### EXERCISE TASK
Reproduce all of the data below without alteration; exclude every picture.
----------
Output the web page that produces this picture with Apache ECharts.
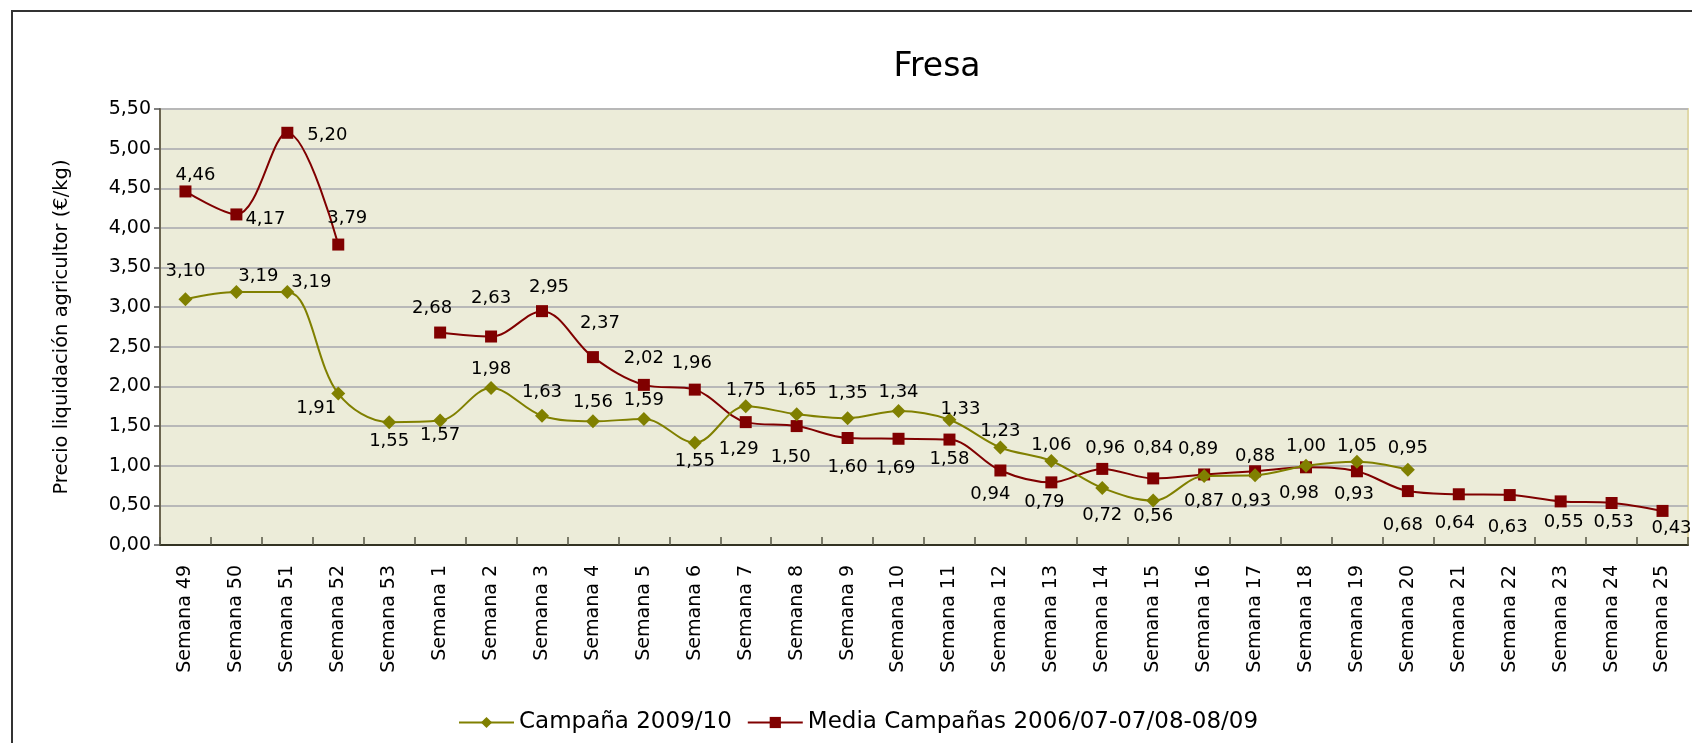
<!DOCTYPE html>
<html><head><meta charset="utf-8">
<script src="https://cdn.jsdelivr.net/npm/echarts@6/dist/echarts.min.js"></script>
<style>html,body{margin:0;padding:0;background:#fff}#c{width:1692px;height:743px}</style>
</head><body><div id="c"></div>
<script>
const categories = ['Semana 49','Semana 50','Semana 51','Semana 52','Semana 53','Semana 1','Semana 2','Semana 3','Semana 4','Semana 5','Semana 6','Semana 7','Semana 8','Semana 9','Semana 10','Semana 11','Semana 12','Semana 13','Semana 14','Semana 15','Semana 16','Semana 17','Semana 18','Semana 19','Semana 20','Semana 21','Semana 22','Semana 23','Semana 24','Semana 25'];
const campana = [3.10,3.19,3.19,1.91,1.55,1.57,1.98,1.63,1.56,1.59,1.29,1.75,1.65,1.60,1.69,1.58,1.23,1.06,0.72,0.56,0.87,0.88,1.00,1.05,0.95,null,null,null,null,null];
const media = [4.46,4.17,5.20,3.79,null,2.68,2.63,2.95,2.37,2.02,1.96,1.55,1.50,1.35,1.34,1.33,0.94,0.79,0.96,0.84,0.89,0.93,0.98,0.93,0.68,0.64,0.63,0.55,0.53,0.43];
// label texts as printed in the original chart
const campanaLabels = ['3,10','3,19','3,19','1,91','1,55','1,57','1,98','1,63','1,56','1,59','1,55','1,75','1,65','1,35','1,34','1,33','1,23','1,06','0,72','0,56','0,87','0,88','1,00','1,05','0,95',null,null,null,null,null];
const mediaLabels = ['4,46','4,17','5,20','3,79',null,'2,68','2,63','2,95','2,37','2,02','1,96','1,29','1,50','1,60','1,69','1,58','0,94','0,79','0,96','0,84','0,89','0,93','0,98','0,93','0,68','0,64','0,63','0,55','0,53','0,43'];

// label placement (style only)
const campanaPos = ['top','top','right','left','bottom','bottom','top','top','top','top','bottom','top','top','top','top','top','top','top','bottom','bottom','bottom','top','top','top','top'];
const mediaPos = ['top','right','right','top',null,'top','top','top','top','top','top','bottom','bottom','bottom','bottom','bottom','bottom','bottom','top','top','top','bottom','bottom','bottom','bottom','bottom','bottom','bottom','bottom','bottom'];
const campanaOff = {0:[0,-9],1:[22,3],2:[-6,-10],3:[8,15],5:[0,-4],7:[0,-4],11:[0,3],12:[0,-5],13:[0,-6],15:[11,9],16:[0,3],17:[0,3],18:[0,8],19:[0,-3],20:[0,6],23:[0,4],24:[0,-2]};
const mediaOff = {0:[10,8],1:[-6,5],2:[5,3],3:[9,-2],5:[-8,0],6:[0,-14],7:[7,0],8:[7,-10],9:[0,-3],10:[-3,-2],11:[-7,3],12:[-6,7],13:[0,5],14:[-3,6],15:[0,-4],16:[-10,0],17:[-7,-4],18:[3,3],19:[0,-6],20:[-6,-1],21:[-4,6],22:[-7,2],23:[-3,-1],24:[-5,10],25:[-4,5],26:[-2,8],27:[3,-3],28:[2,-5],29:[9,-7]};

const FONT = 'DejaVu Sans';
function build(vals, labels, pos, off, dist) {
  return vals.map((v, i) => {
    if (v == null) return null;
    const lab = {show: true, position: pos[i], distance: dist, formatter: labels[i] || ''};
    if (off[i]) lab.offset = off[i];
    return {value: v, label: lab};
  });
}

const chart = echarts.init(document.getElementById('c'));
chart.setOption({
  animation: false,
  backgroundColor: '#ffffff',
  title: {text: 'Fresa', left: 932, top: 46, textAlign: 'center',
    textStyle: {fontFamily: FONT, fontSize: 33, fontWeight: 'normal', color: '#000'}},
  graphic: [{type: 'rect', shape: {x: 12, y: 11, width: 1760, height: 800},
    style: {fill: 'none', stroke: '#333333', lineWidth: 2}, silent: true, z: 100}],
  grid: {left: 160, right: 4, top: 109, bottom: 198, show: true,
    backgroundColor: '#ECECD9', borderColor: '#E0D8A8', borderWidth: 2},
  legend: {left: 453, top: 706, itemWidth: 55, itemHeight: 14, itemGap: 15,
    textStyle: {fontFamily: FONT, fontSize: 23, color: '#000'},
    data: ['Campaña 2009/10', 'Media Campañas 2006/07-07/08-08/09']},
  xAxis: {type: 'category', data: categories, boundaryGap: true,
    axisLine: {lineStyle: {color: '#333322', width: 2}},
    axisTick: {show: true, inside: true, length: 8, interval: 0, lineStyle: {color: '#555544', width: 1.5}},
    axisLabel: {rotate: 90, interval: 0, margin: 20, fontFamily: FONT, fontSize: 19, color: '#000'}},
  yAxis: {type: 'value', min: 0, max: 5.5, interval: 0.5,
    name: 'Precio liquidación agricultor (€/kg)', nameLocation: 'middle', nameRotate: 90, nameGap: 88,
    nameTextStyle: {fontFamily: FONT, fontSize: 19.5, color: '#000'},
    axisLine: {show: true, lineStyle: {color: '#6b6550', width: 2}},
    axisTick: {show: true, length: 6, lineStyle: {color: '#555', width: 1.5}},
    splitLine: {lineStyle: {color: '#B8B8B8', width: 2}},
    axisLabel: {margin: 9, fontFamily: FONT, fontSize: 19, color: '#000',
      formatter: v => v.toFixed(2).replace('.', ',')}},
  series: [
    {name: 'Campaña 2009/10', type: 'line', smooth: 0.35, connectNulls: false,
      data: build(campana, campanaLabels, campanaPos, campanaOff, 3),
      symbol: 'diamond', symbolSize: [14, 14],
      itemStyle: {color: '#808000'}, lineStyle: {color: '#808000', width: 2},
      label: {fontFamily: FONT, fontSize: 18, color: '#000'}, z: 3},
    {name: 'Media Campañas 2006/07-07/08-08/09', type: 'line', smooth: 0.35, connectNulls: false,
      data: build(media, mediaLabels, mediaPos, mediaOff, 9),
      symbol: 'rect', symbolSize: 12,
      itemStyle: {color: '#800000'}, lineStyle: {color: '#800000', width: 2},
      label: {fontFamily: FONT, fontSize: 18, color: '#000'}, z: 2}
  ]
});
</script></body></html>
----------
### SOLUTION
Output the web page that produces this picture with Apache ECharts.
<!DOCTYPE html>
<html><head><meta charset="utf-8">
<script src="https://cdn.jsdelivr.net/npm/echarts@6/dist/echarts.min.js"></script>
<style>html,body{margin:0;padding:0;background:#fff}#c{width:1692px;height:743px}</style>
</head><body><div id="c"></div>
<script>
const categories = ['Semana 49','Semana 50','Semana 51','Semana 52','Semana 53','Semana 1','Semana 2','Semana 3','Semana 4','Semana 5','Semana 6','Semana 7','Semana 8','Semana 9','Semana 10','Semana 11','Semana 12','Semana 13','Semana 14','Semana 15','Semana 16','Semana 17','Semana 18','Semana 19','Semana 20','Semana 21','Semana 22','Semana 23','Semana 24','Semana 25'];
const campana = [3.10,3.19,3.19,1.91,1.55,1.57,1.98,1.63,1.56,1.59,1.29,1.75,1.65,1.60,1.69,1.58,1.23,1.06,0.72,0.56,0.87,0.88,1.00,1.05,0.95,null,null,null,null,null];
const media = [4.46,4.17,5.20,3.79,null,2.68,2.63,2.95,2.37,2.02,1.96,1.55,1.50,1.35,1.34,1.33,0.94,0.79,0.96,0.84,0.89,0.93,0.98,0.93,0.68,0.64,0.63,0.55,0.53,0.43];
// label texts as printed in the original chart
const campanaLabels = ['3,10','3,19','3,19','1,91','1,55','1,57','1,98','1,63','1,56','1,59','1,55','1,75','1,65','1,35','1,34','1,33','1,23','1,06','0,72','0,56','0,87','0,88','1,00','1,05','0,95',null,null,null,null,null];
const mediaLabels = ['4,46','4,17','5,20','3,79',null,'2,68','2,63','2,95','2,37','2,02','1,96','1,29','1,50','1,60','1,69','1,58','0,94','0,79','0,96','0,84','0,89','0,93','0,98','0,93','0,68','0,64','0,63','0,55','0,53','0,43'];

// label placement (style only)
const campanaPos = ['top','top','right','left','bottom','bottom','top','top','top','top','bottom','top','top','top','top','top','top','top','bottom','bottom','bottom','top','top','top','top'];
const mediaPos = ['top','right','right','top',null,'top','top','top','top','top','top','bottom','bottom','bottom','bottom','bottom','bottom','bottom','top','top','top','bottom','bottom','bottom','bottom','bottom','bottom','bottom','bottom','bottom'];
const campanaOff = {0:[0,-9],1:[22,3],2:[-6,-10],3:[8,15],5:[0,-4],7:[0,-4],11:[0,3],12:[0,-5],13:[0,-6],15:[11,9],16:[0,3],17:[0,3],18:[0,8],19:[0,-3],20:[0,6],23:[0,4],24:[0,-2]};
const mediaOff = {0:[10,8],1:[-6,5],2:[5,3],3:[9,-2],5:[-8,0],6:[0,-14],7:[7,0],8:[7,-10],9:[0,-3],10:[-3,-2],11:[-7,3],12:[-6,7],13:[0,5],14:[-3,6],15:[0,-4],16:[-10,0],17:[-7,-4],18:[3,3],19:[0,-6],20:[-6,-1],21:[-4,6],22:[-7,2],23:[-3,-1],24:[-5,10],25:[-4,5],26:[-2,8],27:[3,-3],28:[2,-5],29:[9,-7]};

const FONT = 'DejaVu Sans';
function build(vals, labels, pos, off, dist) {
  return vals.map((v, i) => {
    if (v == null) return null;
    const lab = {show: true, position: pos[i], distance: dist, formatter: labels[i] || ''};
    if (off[i]) lab.offset = off[i];
    return {value: v, label: lab};
  });
}

const chart = echarts.init(document.getElementById('c'));
chart.setOption({
  animation: false,
  backgroundColor: '#ffffff',
  title: {text: 'Fresa', left: 932, top: 46, textAlign: 'center',
    textStyle: {fontFamily: FONT, fontSize: 33, fontWeight: 'normal', color: '#000'}},
  graphic: [{type: 'rect', shape: {x: 12, y: 11, width: 1760, height: 800},
    style: {fill: 'none', stroke: '#333333', lineWidth: 2}, silent: true, z: 100}],
  grid: {left: 160, right: 4, top: 109, bottom: 198, show: true,
    backgroundColor: '#ECECD9', borderColor: '#E0D8A8', borderWidth: 2},
  legend: {left: 453, top: 706, itemWidth: 55, itemHeight: 14, itemGap: 15,
    textStyle: {fontFamily: FONT, fontSize: 23, color: '#000'},
    data: ['Campaña 2009/10', 'Media Campañas 2006/07-07/08-08/09']},
  xAxis: {type: 'category', data: categories, boundaryGap: true,
    axisLine: {lineStyle: {color: '#333322', width: 2}},
    axisTick: {show: true, inside: true, length: 8, interval: 0, lineStyle: {color: '#555544', width: 1.5}},
    axisLabel: {rotate: 90, interval: 0, margin: 20, fontFamily: FONT, fontSize: 19, color: '#000'}},
  yAxis: {type: 'value', min: 0, max: 5.5, interval: 0.5,
    name: 'Precio liquidación agricultor (€/kg)', nameLocation: 'middle', nameRotate: 90, nameGap: 88,
    nameTextStyle: {fontFamily: FONT, fontSize: 19.5, color: '#000'},
    axisLine: {show: true, lineStyle: {color: '#6b6550', width: 2}},
    axisTick: {show: true, length: 6, lineStyle: {color: '#555', width: 1.5}},
    splitLine: {lineStyle: {color: '#B8B8B8', width: 2}},
    axisLabel: {margin: 9, fontFamily: FONT, fontSize: 19, color: '#000',
      formatter: v => v.toFixed(2).replace('.', ',')}},
  series: [
    {name: 'Campaña 2009/10', type: 'line', smooth: 0.35, connectNulls: false,
      data: build(campana, campanaLabels, campanaPos, campanaOff, 3),
      symbol: 'diamond', symbolSize: [14, 14],
      itemStyle: {color: '#808000'}, lineStyle: {color: '#808000', width: 2},
      label: {fontFamily: FONT, fontSize: 18, color: '#000'}, z: 3},
    {name: 'Media Campañas 2006/07-07/08-08/09', type: 'line', smooth: 0.35, connectNulls: false,
      data: build(media, mediaLabels, mediaPos, mediaOff, 9),
      symbol: 'rect', symbolSize: 12,
      itemStyle: {color: '#800000'}, lineStyle: {color: '#800000', width: 2},
      label: {fontFamily: FONT, fontSize: 18, color: '#000'}, z: 2}
  ]
});
</script></body></html>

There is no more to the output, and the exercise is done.